Maverick olive impresarios, Olly’s Olives opted to partner up with the NEST foundation two years ago, donating a portion of their profits to help women in underprivileged areas of the world set up their own fledgling businesses. Olly Hiscock knows only too well how hard it is to set up any business, so throw in the extra discomfort of underlying poverty and a vast gender inequality chasm and you quickly appreciate this initiative’s merits.
Also, in the world of fine snacking is Plant Pops, a young London-run business that was founded of the principle of health-conscious snacks that were good for you, the wider environment and those communities that participate in the range’s creation, in this instance supporting Action Village India, a charity that backs North Indian lotus seed farmers and their families.
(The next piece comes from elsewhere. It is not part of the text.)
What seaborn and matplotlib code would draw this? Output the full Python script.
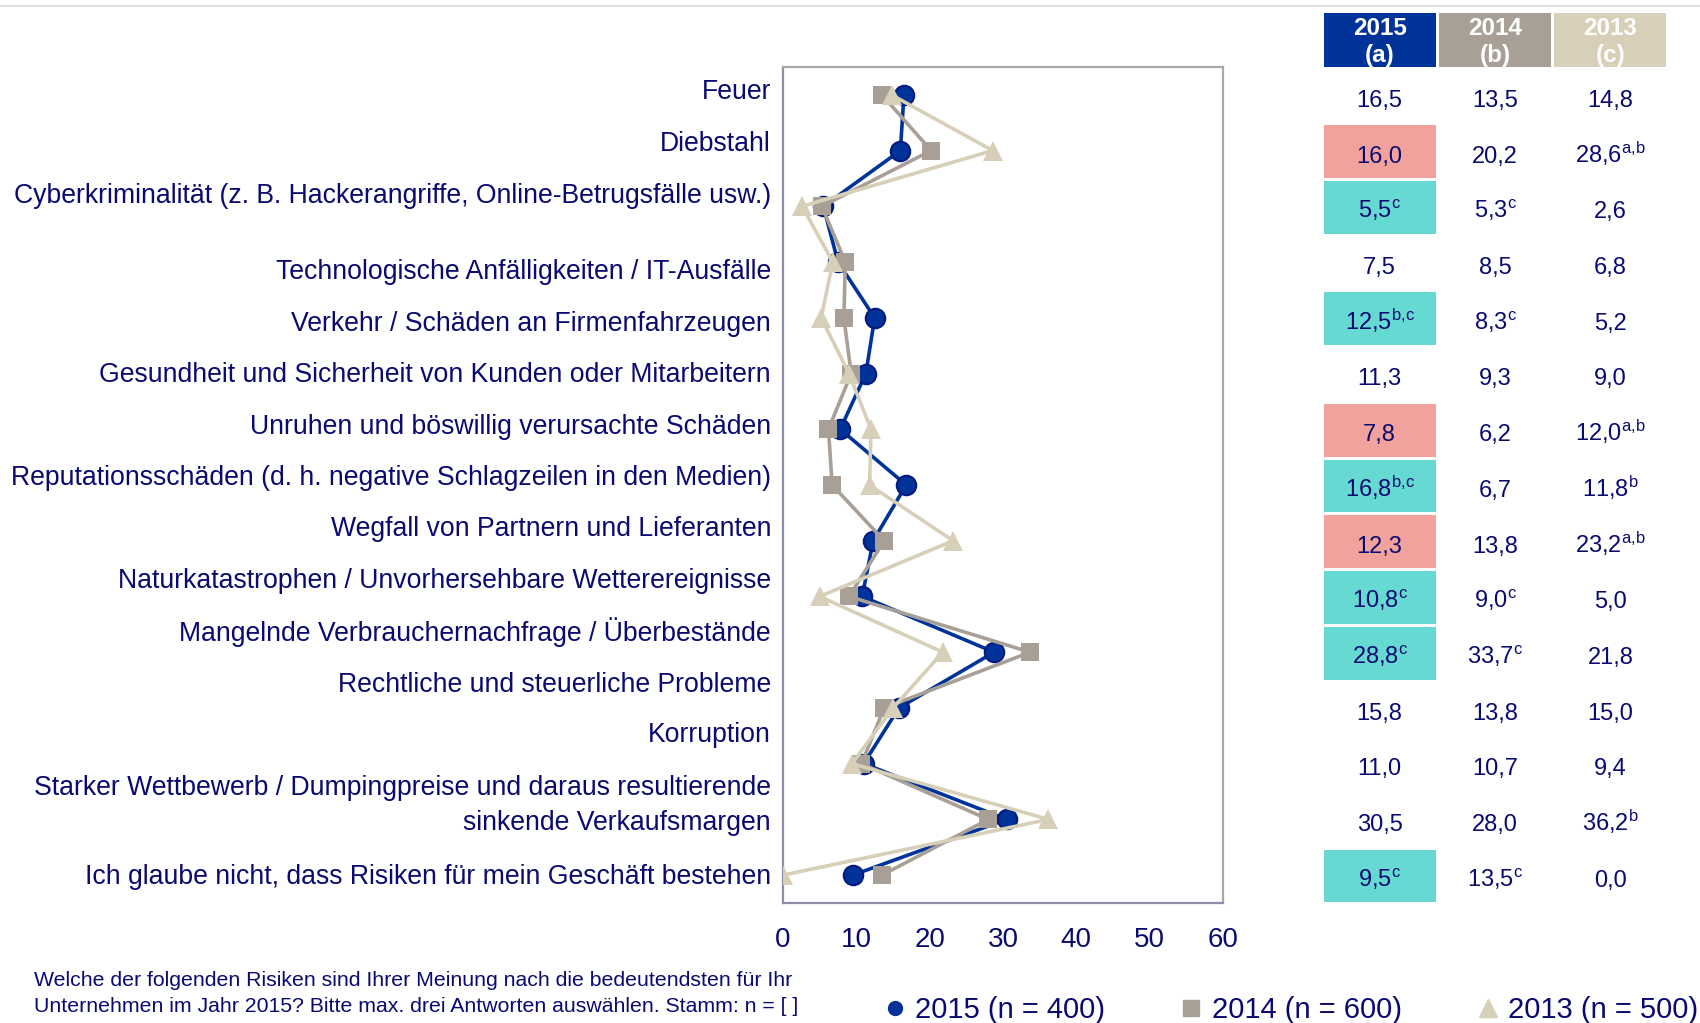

Hunter & Gather established a socially responsible agenda from Day.1, tackling needless food waste by working alongside a pioneering farmer’s collective in Kenya which resulted in the liberating of vast numbers of ‘wonky’ avocados earmarked for landfill on account of their less-than-perfect shape, size or colouration, even though the underlying nutrient-rich inner oils were perfectly fine.
Closer to home, Toast Ale uses surplus loaves from sandwich makers/bakeries to upcycle into top-notch beer that donates all its profits to charity whilst Fitch Cold Brew Coffee send their coffee waste to both local farmers and the incredible Bio Bean operation that turns waste ground coffee into log burner fuel. Not to be outdone, Island Bakery Biscuits from the Isle of Mull are made using wood-fired ovens and other locally generated renewable energy because Joe wants his delectable dunkers to be sustainable not because it’s trendy but the right thing to do.
Last but certainly no least artisanal snack supremos Made for Drink have meticulously knitted together a fully integrated Doing The Right Thing programme, including state-of-the-art, compostable pouches, securing the business’s long-term carbon neutral status (via their own UK-based carbon fund) by sequestering a sizeable Devon plot managed by the Forestry Commission AND collaborating with English Heritage to create a range of head-turning savoury treats that will give 5% of their bottom line profits to this more deserving of English charity institutions.
It’s heartening to see just how many ambitious GB SMEs are committing to a more planet-responsible existence. Trees, just like people, come in all shapes and sizes. But each one is just as important than the next. Planting trees in these areas helps regenerate soil and provides a beautiful habitat for wildlife and a sustainable income for communities.